REQUIREMENTS:
Repeat the data below exactly, dropping any pictures it holds.

RECORDED INFORMATION:
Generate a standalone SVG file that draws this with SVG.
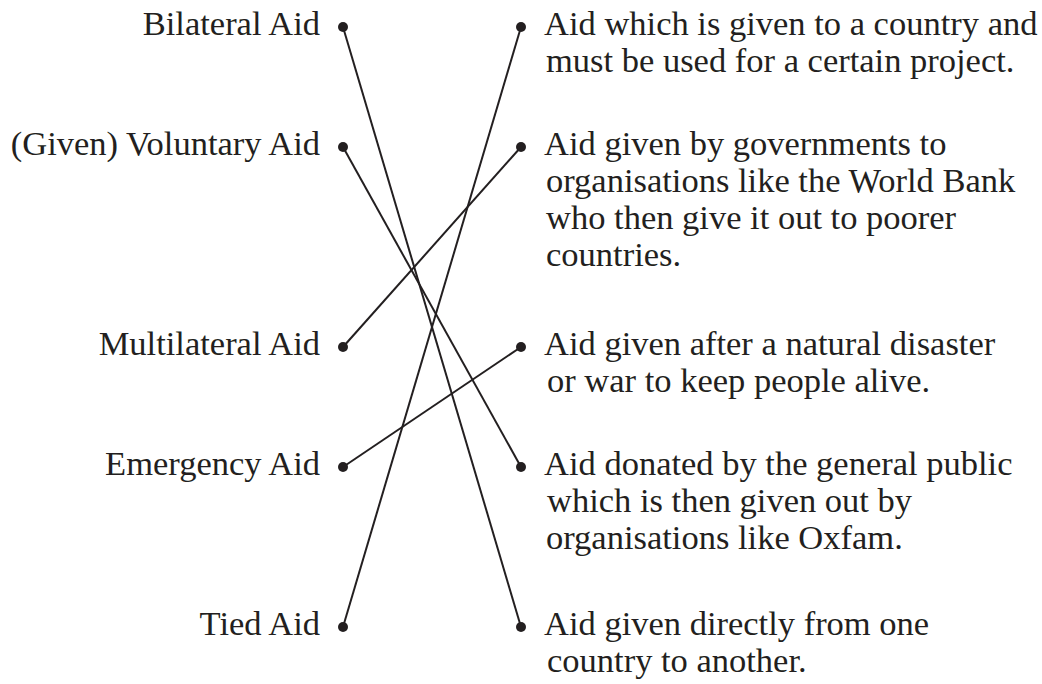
<svg xmlns="http://www.w3.org/2000/svg" width="1042" height="684" viewBox="0 0 1042 684">
<style>
text { font-family: "Liberation Serif", "Times New Roman", serif; font-size: 34.5px; fill: #231f20; }
.l { text-anchor: end; }
.dot { fill: #231f20; }
.conn line { stroke: #231f20; stroke-width: 2; }
</style>
<rect width="1042" height="684" fill="#ffffff"/>
<g id="connectors" class="conn">
<line x1="343" y1="27" x2="521" y2="627"/>
<line x1="343" y1="147" x2="521" y2="467"/>
<line x1="343" y1="347" x2="521" y2="147"/>
<line x1="343" y1="467" x2="521" y2="347"/>
<line x1="343" y1="627" x2="521" y2="27"/>
</g>
<g id="bilateral"><text class="l" x="320" y="35">Bilateral Aid</text><circle class="dot" cx="343" cy="27" r="5"/></g>
<g id="voluntary"><text class="l" x="320" y="155">(Given) Voluntary Aid</text><circle class="dot" cx="343" cy="147" r="5"/></g>
<g id="multilateral"><text class="l" x="320" y="355">Multilateral Aid</text><circle class="dot" cx="343" cy="347" r="5"/></g>
<g id="emergency"><text class="l" x="320" y="475">Emergency Aid</text><circle class="dot" cx="343" cy="467" r="5"/></g>
<g id="tied"><text class="l" x="320" y="635">Tied Aid</text><circle class="dot" cx="343" cy="627" r="5"/></g>
<g id="def-tied"><circle class="dot" cx="521" cy="27" r="5"/><text x="544" y="35">Aid which is given to a country and</text><text x="546" y="72">must be used for a certain project.</text></g>
<g id="def-multilateral"><circle class="dot" cx="521" cy="147" r="5"/><text x="544" y="155">Aid given by governments to</text><text x="546" y="192">organisations like the World Bank</text><text x="546" y="229">who then give it out to poorer</text><text x="546" y="266">countries.</text></g>
<g id="def-emergency"><circle class="dot" cx="521" cy="347" r="5"/><text x="544" y="355">Aid given after a natural disaster</text><text x="547" y="392">or war to keep people alive.</text></g>
<g id="def-voluntary"><circle class="dot" cx="521" cy="467" r="5"/><text x="544" y="475">Aid donated by the general public</text><text x="547" y="512">which is then given out by</text><text x="546" y="549">organisations like Oxfam.</text></g>
<g id="def-bilateral"><circle class="dot" cx="521" cy="627" r="5"/><text x="544" y="635">Aid given directly from one</text><text x="547" y="672">country to another.</text></g>
</svg>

TASK SOLUTION:
Generate a standalone SVG file that draws this with SVG.
<svg xmlns="http://www.w3.org/2000/svg" width="1042" height="684" viewBox="0 0 1042 684">
<style>
text { font-family: "Liberation Serif", "Times New Roman", serif; font-size: 34.5px; fill: #231f20; }
.l { text-anchor: end; }
.dot { fill: #231f20; }
.conn line { stroke: #231f20; stroke-width: 2; }
</style>
<rect width="1042" height="684" fill="#ffffff"/>
<g id="connectors" class="conn">
<line x1="343" y1="27" x2="521" y2="627"/>
<line x1="343" y1="147" x2="521" y2="467"/>
<line x1="343" y1="347" x2="521" y2="147"/>
<line x1="343" y1="467" x2="521" y2="347"/>
<line x1="343" y1="627" x2="521" y2="27"/>
</g>
<g id="bilateral"><text class="l" x="320" y="35">Bilateral Aid</text><circle class="dot" cx="343" cy="27" r="5"/></g>
<g id="voluntary"><text class="l" x="320" y="155">(Given) Voluntary Aid</text><circle class="dot" cx="343" cy="147" r="5"/></g>
<g id="multilateral"><text class="l" x="320" y="355">Multilateral Aid</text><circle class="dot" cx="343" cy="347" r="5"/></g>
<g id="emergency"><text class="l" x="320" y="475">Emergency Aid</text><circle class="dot" cx="343" cy="467" r="5"/></g>
<g id="tied"><text class="l" x="320" y="635">Tied Aid</text><circle class="dot" cx="343" cy="627" r="5"/></g>
<g id="def-tied"><circle class="dot" cx="521" cy="27" r="5"/><text x="544" y="35">Aid which is given to a country and</text><text x="546" y="72">must be used for a certain project.</text></g>
<g id="def-multilateral"><circle class="dot" cx="521" cy="147" r="5"/><text x="544" y="155">Aid given by governments to</text><text x="546" y="192">organisations like the World Bank</text><text x="546" y="229">who then give it out to poorer</text><text x="546" y="266">countries.</text></g>
<g id="def-emergency"><circle class="dot" cx="521" cy="347" r="5"/><text x="544" y="355">Aid given after a natural disaster</text><text x="547" y="392">or war to keep people alive.</text></g>
<g id="def-voluntary"><circle class="dot" cx="521" cy="467" r="5"/><text x="544" y="475">Aid donated by the general public</text><text x="547" y="512">which is then given out by</text><text x="546" y="549">organisations like Oxfam.</text></g>
<g id="def-bilateral"><circle class="dot" cx="521" cy="627" r="5"/><text x="544" y="635">Aid given directly from one</text><text x="547" y="672">country to another.</text></g>
</svg>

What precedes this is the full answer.